I think he decided on medication changes mostly in those discussions, fine-tuning
the neurotransmitters of my wards, my friends.
Almost
as an afterthought, the psychiatrist would then meet each resident for
individual private sessions lasting from one to three minutes. I was in
charge of lining people up in the kitchen and shuttling them one-by-one
to the living room to see him efficiently, without wasting a moment of
his precious time. I was also in charge of getting a Medi-Cal sticker from
each resident’s file, and would give 12 stickers to this blood chemistry
technician when he left. He was in-and-out in an hour or so. I don’t know
how much he billed the State of California for each sticker, but
I bet it was more than I made in a day.
Dora
was on a high dose of Haldol, which was then and remains today one of the
most commonly used chemical straightjackets. I hope that Haldol helped
blunt the edge of her pain, but I’m also afraid that it might have kept
her stuck, rather than giving her a chance to somehow work through and
beyond her deep fear.
“Why
are you afraid of the cops?” I would ask Dora. Her eyes would first widen
in fear, then narrow with sharp anger: “Because I will be shot.

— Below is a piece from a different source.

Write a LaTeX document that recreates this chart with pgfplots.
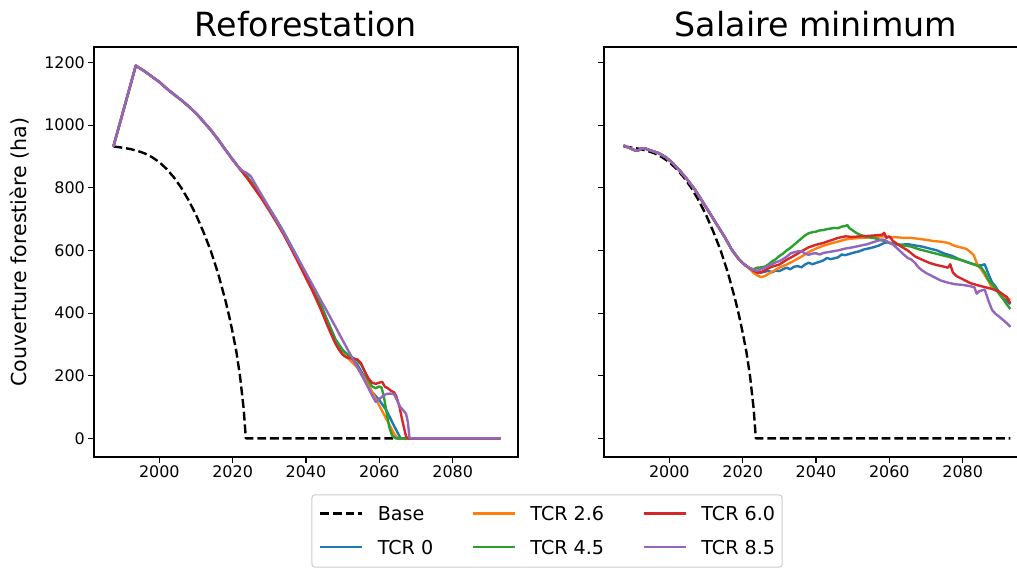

My head will be shot, my shoulders, my chest, my hips, my legs--my whole
body will be shot.” The story was always the same, though in one variation,
she would first be taken to Mt. Zion Hospital (right down the road), given
electric shock treatments, and then her whole body would be shot. Dora
told me that she had indeed been given electric shock treatments many years
before, at a place called Agnews State Hospital.
The
board and care home was not a locked facility, and occasionally one of
the other residents would wander off. They usually came back on their own,
but if they didn’t show up for awhile, we’d make a “missing person” call
to the police--who would then come to take a report. These were Dora’s
worst days. When the police arrived, she became incredibly agitated and
would hide in her room, quivering in terror.
Though
the cops always left without shooting Dora, she was never able to make
the logical deduction that her belief was mistaken.
Still,
I loved to have tea with Dora. She was quite interested in my life and
in the other residents, to the extent that she could for a few seconds
focus on something outside of herself, something other than her fear. I
once had her and a couple of other residents over to my own home--I have
a treasured photo of Dora, sitting in my room.
Dora’s
brother visited her often in the board and care home. I ran into him many
years later in San Francisco, and he told me that she had died a couple
of years after I quit working there. I was sad to hear this.
Since
then, at a few difficult junctures in my own life, I have called out to
Dora’s spirit and asked for help. I don’t know if she’s heard me, but something
has been helping me along. Dora had a powerful spirit, full of love and
compassion. I’m so sorry that she had to suffer such torment. I hope that
in the grand scheme of things, there was a good reason for it.